Sanctioning Vieira’s departure certainly shows big belief from the club/Arteta in Nwaneri. I know Vieira has hardly lit things up since arriving, but it’s a big call to let him go ahead of such a demanding season fixtures wise.
— Charles Watts (@charles_watts) August 23, 2024
それと、もうひとつ、ヴィエラがしばしばRWとして起用されていたことを考えると、やはりウィンドウが閉まる前にRWの補強があるんじゃないかという。まあ、こちらは希望的観測だが。
ちなみに、Nico Williamsについては、最近の報道を観るにどうもビルバオに残る可能性が高まっているようだ。彼を欲しがっているというバルセロナは、現時点でもFFP理由で給与総額から€20mを削減しなきゃならないそうで、Williamsを買っている場合でもなさそうだし(逆にアーセナルはRaphinhaにチャンスがあるという説も)、本人はまだ若いのでビッグクラブでベンチに座るくらいならもう一年クラブに残るという選択をしたとしても、それは理解できる。
昨日、オーンステインがアーセナルのRW補強について、「喜んでバックアップの立場を受け入れる必要がある(から難しい)」のようなことを述べていた。
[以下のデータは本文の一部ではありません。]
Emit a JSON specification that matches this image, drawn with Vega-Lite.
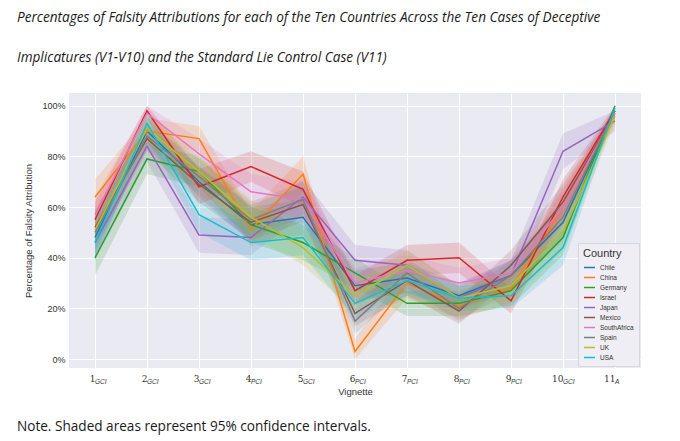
{
  "$schema": "https://vega.github.io/schema/vega-lite/v6.json",
  "background": "white",
  "padding": {"left": 16, "top": 11, "right": 5, "bottom": 5},
  "title": {
    "text": ["Percentages of Falsity Attributions for each of the Ten Countries Across the Ten Cases of Deceptive", "Implicatures (V1-V10) and the Standard Lie Control Case (V11)"],
    "anchor": "start", "frame": "bounds", "font": "Open Sans", "fontStyle": "italic", "fontWeight": "normal",
    "fontSize": 13.6, "lineHeight": 40, "color": "#1a1a1a", "dx": 0, "offset": 28
  },
  "config": {
    "axis": {"domain": false, "ticks": false, "grid": true, "gridColor": "white", "gridWidth": 1,
      "labelColor": "#333", "titleColor": "#333", "titleFontWeight": "normal", "labelFont": "Liberation Sans", "titleFont": "Liberation Sans"},
    "legend": {"labelFont": "Liberation Sans", "titleFont": "Liberation Sans"}
  },
  "resolve": {"scale": {"color": "independent"}, "legend": {"color": "independent"}},
  "datasets": {
    "main": [
      {"country":"Chile","vignette":1,"pct":48,"lo":41,"hi":55},{"country":"Chile","vignette":2,"pct":90,"lo":85,"hi":95},{"country":"Chile","vignette":3,"pct":70,"lo":64,"hi":76},{"country":"Chile","vignette":4,"pct":53,"lo":46,"hi":60},{"country":"Chile","vignette":5,"pct":56,"lo":49,"hi":63},{"country":"Chile","vignette":6,"pct":29,"lo":23,"hi":35},{"country":"Chile","vignette":7,"pct":32,"lo":26,"hi":38},{"country":"Chile","vignette":8,"pct":25,"lo":20,"hi":30},{"country":"Chile","vignette":9,"pct":33,"lo":27,"hi":39},{"country":"Chile","vignette":10,"pct":54,"lo":47,"hi":61},{"country":"Chile","vignette":11,"pct":98,"lo":96,"hi":100},
      {"country":"China","vignette":1,"pct":64,"lo":57,"hi":71},{"country":"China","vignette":2,"pct":90,"lo":85,"hi":95},{"country":"China","vignette":3,"pct":87,"lo":82,"hi":92},{"country":"China","vignette":4,"pct":51,"lo":44,"hi":58},{"country":"China","vignette":5,"pct":73,"lo":66,"hi":80},{"country":"China","vignette":6,"pct":3,"lo":0,"hi":8},{"country":"China","vignette":7,"pct":30,"lo":24,"hi":36},{"country":"China","vignette":8,"pct":21,"lo":16,"hi":26},{"country":"China","vignette":9,"pct":28,"lo":22,"hi":34},{"country":"China","vignette":10,"pct":60,"lo":53,"hi":67},{"country":"China","vignette":11,"pct":96,"lo":93,"hi":99},
      {"country":"Germany","vignette":1,"pct":40,"lo":33,"hi":47},{"country":"Germany","vignette":2,"pct":79,"lo":73,"hi":85},{"country":"Germany","vignette":3,"pct":74,"lo":68,"hi":80},{"country":"Germany","vignette":4,"pct":53,"lo":46,"hi":60},{"country":"Germany","vignette":5,"pct":46,"lo":39,"hi":53},{"country":"Germany","vignette":6,"pct":34,"lo":28,"hi":40},{"country":"Germany","vignette":7,"pct":22,"lo":17,"hi":27},{"country":"Germany","vignette":8,"pct":22,"lo":17,"hi":27},{"country":"Germany","vignette":9,"pct":27,"lo":21,"hi":33},{"country":"Germany","vignette":10,"pct":48,"lo":41,"hi":55},{"country":"Germany","vignette":11,"pct":100,"lo":99,"hi":100},
      {"country":"Israel","vignette":1,"pct":55,"lo":48,"hi":62},{"country":"Israel","vignette":2,"pct":98,"lo":95,"hi":100},{"country":"Israel","vignette":3,"pct":68,"lo":61,"hi":75},{"country":"Israel","vignette":4,"pct":76,"lo":70,"hi":82},{"country":"Israel","vignette":5,"pct":67,"lo":60,"hi":74},{"country":"Israel","vignette":6,"pct":27,"lo":21,"hi":33},{"country":"Israel","vignette":7,"pct":39,"lo":33,"hi":45},{"country":"Israel","vignette":8,"pct":40,"lo":34,"hi":46},{"country":"Israel","vignette":9,"pct":23,"lo":18,"hi":28},{"country":"Israel","vignette":10,"pct":64,"lo":57,"hi":71},{"country":"Israel","vignette":11,"pct":98,"lo":96,"hi":100},
      {"country":"Japan","vignette":1,"pct":46,"lo":39,"hi":53},{"country":"Japan","vignette":2,"pct":84,"lo":78,"hi":90},{"country":"Japan","vignette":3,"pct":49,"lo":42,"hi":56},{"country":"Japan","vignette":4,"pct":48,"lo":41,"hi":55},{"country":"Japan","vignette":5,"pct":64,"lo":57,"hi":71},{"country":"Japan","vignette":6,"pct":39,"lo":33,"hi":45},{"country":"Japan","vignette":7,"pct":37,"lo":31,"hi":43},{"country":"Japan","vignette":8,"pct":24,"lo":19,"hi":29},{"country":"Japan","vignette":9,"pct":33,"lo":27,"hi":39},{"country":"Japan","vignette":10,"pct":82,"lo":75,"hi":89},{"country":"Japan","vignette":11,"pct":94,"lo":90,"hi":98},
      {"country":"Mexico","vignette":1,"pct":52,"lo":45,"hi":59},{"country":"Mexico","vignette":2,"pct":87,"lo":82,"hi":92},{"country":"Mexico","vignette":3,"pct":69,"lo":62,"hi":76},{"country":"Mexico","vignette":4,"pct":54,"lo":47,"hi":61},{"country":"Mexico","vignette":5,"pct":61,"lo":54,"hi":68},{"country":"Mexico","vignette":6,"pct":18,"lo":13,"hi":23},{"country":"Mexico","vignette":7,"pct":31,"lo":25,"hi":37},{"country":"Mexico","vignette":8,"pct":19,"lo":14,"hi":24},{"country":"Mexico","vignette":9,"pct":37,"lo":31,"hi":43},{"country":"Mexico","vignette":10,"pct":62,"lo":55,"hi":69},{"country":"Mexico","vignette":11,"pct":97,"lo":95,"hi":99},
      {"country":"SouthAfrica","vignette":1,"pct":57,"lo":50,"hi":64},{"country":"SouthAfrica","vignette":2,"pct":97,"lo":94,"hi":100},{"country":"SouthAfrica","vignette":3,"pct":81,"lo":75,"hi":87},{"country":"SouthAfrica","vignette":4,"pct":66,"lo":59,"hi":73},{"country":"SouthAfrica","vignette":5,"pct":63,"lo":56,"hi":70},{"country":"SouthAfrica","vignette":6,"pct":30,"lo":24,"hi":36},{"country":"SouthAfrica","vignette":7,"pct":35,"lo":29,"hi":41},{"country":"SouthAfrica","vignette":8,"pct":30,"lo":24,"hi":36},{"country":"SouthAfrica","vignette":9,"pct":34,"lo":28,"hi":40},{"country":"SouthAfrica","vignette":10,"pct":60,"lo":53,"hi":67},{"country":"SouthAfrica","vignette":11,"pct":97,"lo":95,"hi":99},
      {"country":"Spain","vignette":1,"pct":50,"lo":43,"hi":57},{"country":"Spain","vignette":2,"pct":88,"lo":83,"hi":93},{"country":"Spain","vignette":3,"pct":72,"lo":65,"hi":79},{"country":"Spain","vignette":4,"pct":55,"lo":48,"hi":62},{"country":"Spain","vignette":5,"pct":63,"lo":56,"hi":70},{"country":"Spain","vignette":6,"pct":15,"lo":10,"hi":20},{"country":"Spain","vignette":7,"pct":34,"lo":28,"hi":40},{"country":"Spain","vignette":8,"pct":20,"lo":15,"hi":25},{"country":"Spain","vignette":9,"pct":33,"lo":27,"hi":39},{"country":"Spain","vignette":10,"pct":56,"lo":49,"hi":63},{"country":"Spain","vignette":11,"pct":98,"lo":96,"hi":100},
      {"country":"UK","vignette":1,"pct":51,"lo":44,"hi":58},{"country":"UK","vignette":2,"pct":91,"lo":86,"hi":96},{"country":"UK","vignette":3,"pct":74,"lo":68,"hi":80},{"country":"UK","vignette":4,"pct":56,"lo":49,"hi":63},{"country":"UK","vignette":5,"pct":44,"lo":37,"hi":51},{"country":"UK","vignette":6,"pct":25,"lo":19,"hi":31},{"country":"UK","vignette":7,"pct":37,"lo":31,"hi":43},{"country":"UK","vignette":8,"pct":24,"lo":19,"hi":29},{"country":"UK","vignette":9,"pct":29,"lo":23,"hi":35},{"country":"UK","vignette":10,"pct":50,"lo":43,"hi":57},{"country":"UK","vignette":11,"pct":96,"lo":93,"hi":99},
      {"country":"USA","vignette":1,"pct":46,"lo":39,"hi":53},{"country":"USA","vignette":2,"pct":93,"lo":88,"hi":98},{"country":"USA","vignette":3,"pct":57,"lo":50,"hi":64},{"country":"USA","vignette":4,"pct":46,"lo":39,"hi":53},{"country":"USA","vignette":5,"pct":48,"lo":41,"hi":55},{"country":"USA","vignette":6,"pct":22,"lo":16,"hi":28},{"country":"USA","vignette":7,"pct":31,"lo":25,"hi":37},{"country":"USA","vignette":8,"pct":24,"lo":19,"hi":29},{"country":"USA","vignette":9,"pct":25,"lo":20,"hi":30},{"country":"USA","vignette":10,"pct":44,"lo":37,"hi":51},{"country":"USA","vignette":11,"pct":99,"lo":97,"hi":100}
    ],
    "vig": [
      {"vignette":1,"sub":"GCI"},{"vignette":2,"sub":"GCI"},{"vignette":3,"sub":"GCI"},{"vignette":4,"sub":"PCI"},{"vignette":5,"sub":"GCI"},{"vignette":6,"sub":"PCI"},{"vignette":7,"sub":"PCI"},{"vignette":8,"sub":"PCI"},{"vignette":9,"sub":"PCI"},{"vignette":10,"sub":"GCI"},{"vignette":11,"sub":"A"}
    ]
  },
  "vconcat": [
    {
      "width": 572,
      "height": 275,
      "view": {"fill": "#EAEAF2", "stroke": null},
      "title": {"text": "Note. Shaded areas represent 95% confidence intervals.", "orient": "bottom", "anchor": "start", "frame": "bounds",
        "font": "Open Sans", "fontSize": 13.6, "fontWeight": "normal", "color": "#1a1a1a", "dx": -7, "offset": 24},
      "layer": [
        {
          "data": {"name": "main"},
          "mark": {"type": "area", "fillOpacity": 0.18},
          "encoding": {
            "x": {"field": "vignette", "type": "ordinal", "scale": {"type": "point", "padding": 0.5},
              "axis": {"title": "Vignette", "labelAngle": 0, "labelAlign": "right", "labelFont": "DejaVu Serif", "labelFontSize": 9,
                "labelPadding": 6, "titleFontSize": 9.5, "titlePadding": 3}},
            "y": {"field": "lo", "type": "quantitative", "scale": {"domain": [-3.5, 105], "nice": false, "zero": false},
              "axis": {"title": "Percentage of Falsity Attribution", "values": [0, 20, 40, 60, 80, 100], "labelExpr": "datum.value + '%'",
                "labelFontSize": 9, "labelPadding": 4, "titleFontSize": 9.5, "titlePadding": 8}},
            "y2": {"field": "hi"},
            "color": {"field": "country", "type": "nominal",
              "scale": {"domain": ["Chile","China","Germany","Israel","Japan","Mexico","SouthAfrica","Spain","UK","USA"],
                "range": ["#1f77b4","#ff7f0e","#2ca02c","#d62728","#9467bd","#8c564b","#e377c2","#7f7f7f","#bcbd22","#17becf"]}}
          }
        },
        {
          "data": {"name": "main"},
          "mark": {"type": "line", "strokeWidth": 1.5},
          "encoding": {
            "x": {"field": "vignette", "type": "ordinal"},
            "y": {"field": "pct", "type": "quantitative"},
            "color": {"field": "country", "type": "nominal", "title": "Country",
              "legend": {"orient": "bottom-right", "offset": 2, "symbolType": "stroke", "symbolSize": 120, "symbolStrokeWidth": 1.5,
                "symbolOpacity": 1, "labelFontSize": 6.5, "titleFontSize": 11, "titleFontWeight": "normal", "titlePadding": 2, "rowPadding": -2,
                "padding": 5, "fillColor": "#EEEEF4", "strokeColor": "#D6D6DE", "labelColor": "#333", "titleColor": "#333"}}
          }
        },
        {
          "data": {"name": "vig"},
          "mark": {"type": "text", "align": "left", "baseline": "middle", "fontStyle": "italic", "fontSize": 6.5, "font": "Liberation Sans", "color": "#333"},
          "encoding": {
            "x": {"field": "vignette", "type": "ordinal"},
            "y": {"datum": -9},
            "text": {"field": "sub"}
          }
        }
      ]
    }
  ]
}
いかにもアルテタがRaheem Sterlingに向かってしまいそうな悪い予感が(笑)。でも実際ローンなら悪くないけども。
そういう状況があるため、リース・ネルソンがこのまま残留しそうにも思える。彼もレスター行きなど噂はあるが、移籍ウィンドウが閉じるまで一週間を切ってまだ具体的なニュースはない。
今年の夏ウィンドウが始まる前、ESR、エディ、ネルソンのヘイルエンダー3人は、HG理由もあるので3人同時に売却することはないとも云われていた。ESRがフラムへ行き、エディもフォレスト行きが近づいている今、ネルソンが残ってもおかしくはないのかもしれない。
ただ、それは仮にそうなったとしても、売りたいのに売れなかったという消極的理由という気がする。ネルソンはアルテタがとても信頼を置いている選手ではないので、彼がチームに残ったところでプレイ機会も限定されるだろうし、選手としてはあまりハッピーな状況ではなさげ。
彼は、今年の12月でもう25才。本来は、彼こそベンチでくすぶっているときじゃない。
ということで、超重要なPLヴィラを前にびっくりニュースでした。